This third lockdown has been particularly challenging for our relationship, not only does every day feel like Groundhog Day but our relationship is beginning to feel like that too.
So you’re at the stage now like so many other couples where perhaps doing the weekly date night at home just isn’t cutting it any more. It’s now coming up to a year that we have been in and out of lockdown, you’ve been away from friends, family, hobbies and touchpoints that help you to remember who you are as a couple and individuals. There isn’t going to be a magic wand, the focus for now needs to be on protecting your marriage and trying to stay positive while accepting the difficulties you face.
We know how we should physically look after ourselves, wear a mask, wash your hands and keep your distance, but there are another three things that are important in looking after our relationship. I can’t help but think of the advice that Pope Francis talks about in the importance of saying ‘Please’, ‘Thank you’, and ‘I’m sorry’. Can you remember the last time you said any of these words to your spouse?
We have to accept and talk about our feelings, it’s normal and ok to feel isolated (even though you’re together) anxious, stressed, burned out, talking about it will help. What’s more important is exploring which things will help you cope better. For you it could be getting a walk every day, for your husband it could be a weekly catch up with friends on Zoom.
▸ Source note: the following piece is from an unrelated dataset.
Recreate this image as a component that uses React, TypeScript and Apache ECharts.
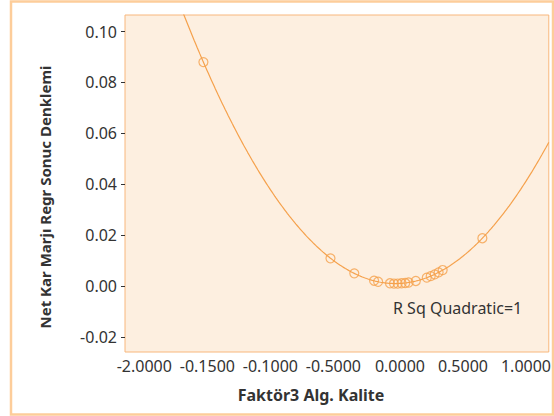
import React, { useEffect, useRef } from "react";
import * as echarts from "echarts";

// Scatter points
const factorX = [
  -1.559, -0.551, -0.362, -0.205, -0.173, -0.079, -0.047, -0.018, 0.013,
  0.042, 0.069, 0.126, 0.213, 0.244, 0.276, 0.307, 0.339, 0.654,
];
const netKarY = [
  0.088, 0.0109, 0.005, 0.0021, 0.0017, 0.0011, 0.001, 0.001, 0.0011,
  0.0012, 0.0014, 0.002, 0.0033, 0.0039, 0.0046, 0.0054, 0.0063, 0.0188,
];

const xTickValues = [-2, -1.5, -1, -0.5, 0, 0.5, 1];
const xTickLabels = ["-2.0000", "-0.1500", "-0.1000", "-0.5000", "0.0000", "0.5000", "1.0000"];

const X_MIN = -2.181;
const X_MAX = 1.181;
const Y_MIN = -0.0259;
const Y_MAX = 0.1065;

const fitText = "R Sq Quadratic=1";
const xTitle = "Faktör3 Alg. Kalite";
const yTitle = "Net Kar Marjı Regr Sonuc Denklemi";

// least-squares quadratic fit of the points
function quadFit(xs: number[], ys: number[]) {
  const n = xs.length;
  let s0 = n, s1 = 0, s2 = 0, s3 = 0, s4 = 0, t0 = 0, t1 = 0, t2 = 0;
  for (let i = 0; i < n; i++) {
    const x = xs[i], y = ys[i];
    s1 += x; s2 += x * x; s3 += x * x * x; s4 += x * x * x * x;
    t0 += y; t1 += x * y; t2 += x * x * y;
  }
  const M = [
    [s0, s1, s2, t0],
    [s1, s2, s3, t1],
    [s2, s3, s4, t2],
  ];
  for (let c = 0; c < 3; c++) {
    let p = c;
    for (let r = c + 1; r < 3; r++) if (Math.abs(M[r][c]) > Math.abs(M[p][c])) p = r;
    [M[c], M[p]] = [M[p], M[c]];
    for (let r = 0; r < 3; r++) {
      if (r === c) continue;
      const f = M[r][c] / M[c][c];
      for (let k = c; k < 4; k++) M[r][k] -= f * M[c][k];
    }
  }
  return [M[0][3] / M[0][0], M[1][3] / M[1][1], M[2][3] / M[2][2]];
}

const ORANGE = "#f5a14c";
const TEXT = "#333333";
const FONT = "'Noto Sans', 'DejaVu Sans', sans-serif";

export default function App() {
  const ref = useRef<HTMLDivElement>(null);
  useEffect(() => {
    if (!ref.current) return;
    const chart = echarts.init(ref.current, undefined, { renderer: "svg" });
    const [a, b, c] = quadFit(factorX, netKarY);
    const fitLine: number[][] = [];
    const steps = 300;
    for (let i = 0; i <= steps; i++) {
      const x = X_MIN + ((X_MAX - X_MIN) * i) / steps;
      fitLine.push([x, a + b * x + c * x * x]);
    }
    const points = factorX.map((x, i) => [x, netKarY[i]]);
    const labelMap: Record<string, string> = {};
    xTickValues.forEach((v, i) => (labelMap[v.toFixed(1)] = xTickLabels[i]));

    chart.setOption({
      animation: false,
      backgroundColor: "#ffffff",
      grid: {
        left: 125,
        top: 15,
        right: 2,
        bottom: 64,
        show: true,
        backgroundColor: "#fdefe0",
        borderColor: "#f8b77c",
        borderWidth: 1,
      },
      xAxis: {
        type: "value",
        min: X_MIN,
        max: X_MAX,
        splitNumber: 7,
        minInterval: 0.5,
        maxInterval: 0.5,
        axisLine: { show: false, onZero: false },
        axisTick: { show: false },
        splitLine: { show: false },
        axisLabel: {
          showMinLabel: false,
          showMaxLabel: false,
          margin: 6,
          color: TEXT,
          fontSize: 16,
          fontFamily: FONT,
          formatter: (v: number) => {
            const t = labelMap[v.toFixed(1)];
            if (t === undefined) return "";
            return v < 0 ? "{neg|" + t + "}" : t;
          },
          rich: {
            neg: { padding: [0, 7, 0, 0], color: TEXT, fontSize: 16, fontFamily: FONT },
          },
        },
      },
      yAxis: {
        type: "value",
        min: Y_MIN,
        max: Y_MAX,
        splitNumber: 6,
        minInterval: 0.02,
        maxInterval: 0.02,
        axisLine: { show: false, onZero: false },
        axisTick: { show: true, length: 4, lineStyle: { color: TEXT, width: 1 } },
        splitLine: { show: false },
        axisLabel: {
          showMinLabel: false,
          showMaxLabel: false,
          margin: 8,
          color: TEXT,
          fontSize: 16,
          fontFamily: FONT,
          formatter: (v: number) => (Math.abs(v) < 1e-9 ? 0 : v).toFixed(2),
        },
      },
      series: [
        {
          type: "line",
          data: fitLine,
          showSymbol: false,
          symbol: "none",
          lineStyle: { color: ORANGE, width: 1.2 },
          clip: true,
          z: 2,
        },
        {
          type: "scatter",
          data: points,
          symbol: "circle",
          symbolSize: 9,
          itemStyle: { color: "rgba(0,0,0,0)", borderColor: ORANGE, borderWidth: 1.2 },
          z: 3,
        },
      ],
      graphic: [
        {
          type: "rect",
          shape: { x: 11, y: 1.5, width: 542, height: 413 },
          style: { fill: "none", stroke: "#fdcd9a", lineWidth: 2.5 },
          silent: true,
          z: 100,
        },
        {
          type: "text",
          x: 393,
          y: 308,
          style: {
            text: fitText,
            fill: TEXT,
            font: "16px " + FONT,
            textAlign: "left",
            textVerticalAlign: "middle",
          },
        },
        {
          type: "text",
          x: 311,
          y: 395,
          style: {
            text: xTitle,
            fill: TEXT,
            font: "bold 16px " + FONT,
            textAlign: "center",
            textVerticalAlign: "middle",
          },
        },
        {
          type: "text",
          x: 45,
          y: 197,
          rotation: Math.PI / 2,
          style: {
            text: yTitle,
            fill: TEXT,
            font: "bold 15px " + FONT,
            textAlign: "center",
            textVerticalAlign: "middle",
          },
        },
      ],
    });
    return () => chart.dispose();
  }, []);
  return (
    <div
      ref={ref}
      style={{ position: "fixed", left: 0, top: 0, width: 554, height: 416 }}
    />
  );
}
If you don’t know each other’s coping mechanisms it will be hard to help one another through this. Accepting it is hard is part of it, the other important tool is separately and together practice gratitude for all the good things in your relationship and your life.
It’s important you have time for quality time together and also for time apart. A nice way to break out of groundhog day for going on a trip down memory lane, pull out some old photo albums, watch some old holiday videos and when you do have your at home date night, why not dress up? You can also use it as time to set new priorities for your relationship and your family.
And don’t forget the importance of time for yourself, there shouldn’t be an expectation just because you’re at home together that you need to spend all your free time together.
You could try doing an online Alpha Marriage course, or the Family Enrichment marriage course or following the CANA@home marriage series. You can use this time to set new priorities for your relationship. It’s a good time to revisit something like doing the Love Languages test online, which helps you understand each other’s needs, how they are different and how to best meet them. With all the extra time at home what better than to invest it in your marriage.